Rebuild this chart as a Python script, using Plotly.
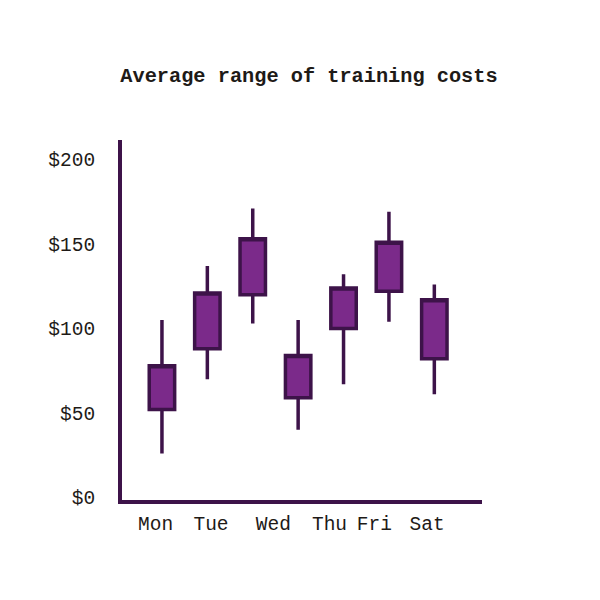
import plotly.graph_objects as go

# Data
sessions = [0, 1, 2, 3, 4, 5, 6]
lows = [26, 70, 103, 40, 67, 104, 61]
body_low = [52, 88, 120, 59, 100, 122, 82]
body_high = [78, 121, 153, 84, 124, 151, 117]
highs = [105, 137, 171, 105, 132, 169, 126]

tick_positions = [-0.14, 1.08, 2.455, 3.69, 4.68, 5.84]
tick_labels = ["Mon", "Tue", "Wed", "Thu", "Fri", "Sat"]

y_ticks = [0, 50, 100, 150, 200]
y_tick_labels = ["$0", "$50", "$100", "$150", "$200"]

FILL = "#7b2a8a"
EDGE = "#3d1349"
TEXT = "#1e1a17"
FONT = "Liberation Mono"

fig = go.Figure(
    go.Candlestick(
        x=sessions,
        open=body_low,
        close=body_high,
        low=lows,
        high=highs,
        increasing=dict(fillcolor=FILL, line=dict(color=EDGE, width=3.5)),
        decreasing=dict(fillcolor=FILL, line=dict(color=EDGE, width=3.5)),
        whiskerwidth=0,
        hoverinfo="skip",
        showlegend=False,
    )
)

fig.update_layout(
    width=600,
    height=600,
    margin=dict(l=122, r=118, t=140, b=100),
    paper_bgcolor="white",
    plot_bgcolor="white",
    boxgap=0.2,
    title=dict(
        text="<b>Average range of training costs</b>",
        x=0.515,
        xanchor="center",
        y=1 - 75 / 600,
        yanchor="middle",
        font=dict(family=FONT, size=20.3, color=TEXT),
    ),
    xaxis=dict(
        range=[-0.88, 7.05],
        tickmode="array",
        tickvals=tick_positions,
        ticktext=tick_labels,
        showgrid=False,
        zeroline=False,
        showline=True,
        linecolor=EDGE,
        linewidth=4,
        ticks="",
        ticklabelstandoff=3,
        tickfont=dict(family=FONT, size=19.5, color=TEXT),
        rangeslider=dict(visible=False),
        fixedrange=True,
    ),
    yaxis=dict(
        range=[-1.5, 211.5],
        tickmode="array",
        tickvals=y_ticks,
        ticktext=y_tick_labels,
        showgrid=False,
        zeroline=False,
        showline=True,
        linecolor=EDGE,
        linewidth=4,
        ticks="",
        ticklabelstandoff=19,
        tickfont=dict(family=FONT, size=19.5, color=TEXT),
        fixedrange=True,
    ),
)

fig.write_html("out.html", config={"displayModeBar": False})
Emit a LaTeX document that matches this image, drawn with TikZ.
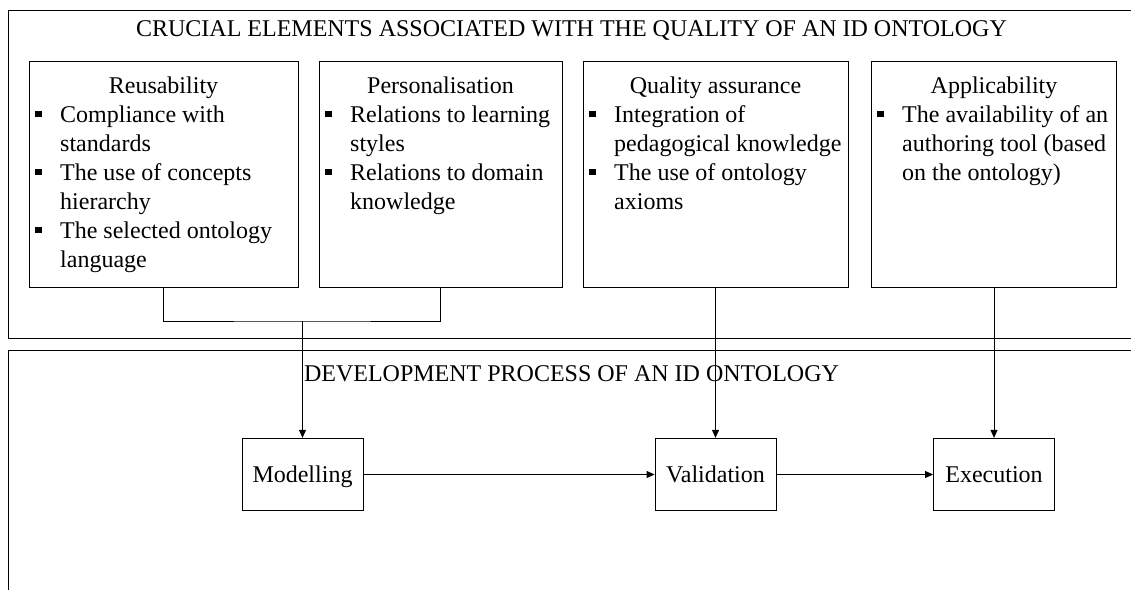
◇ ◇ ◇ ◇ ◇ ◇ ◇
Instructions for the task -> Repeat exactly and only the lines from the start of the data above through the line that holds "highs = [105, 137, 171, 105, 132, 169, 126]", inclusive. Pictures do not belong in the copy.

Expected output ->
Rebuild this chart as a Python script, using Plotly.
import plotly.graph_objects as go

# Data
sessions = [0, 1, 2, 3, 4, 5, 6]
lows = [26, 70, 103, 40, 67, 104, 61]
body_low = [52, 88, 120, 59, 100, 122, 82]
body_high = [78, 121, 153, 84, 124, 151, 117]
highs = [105, 137, 171, 105, 132, 169, 126]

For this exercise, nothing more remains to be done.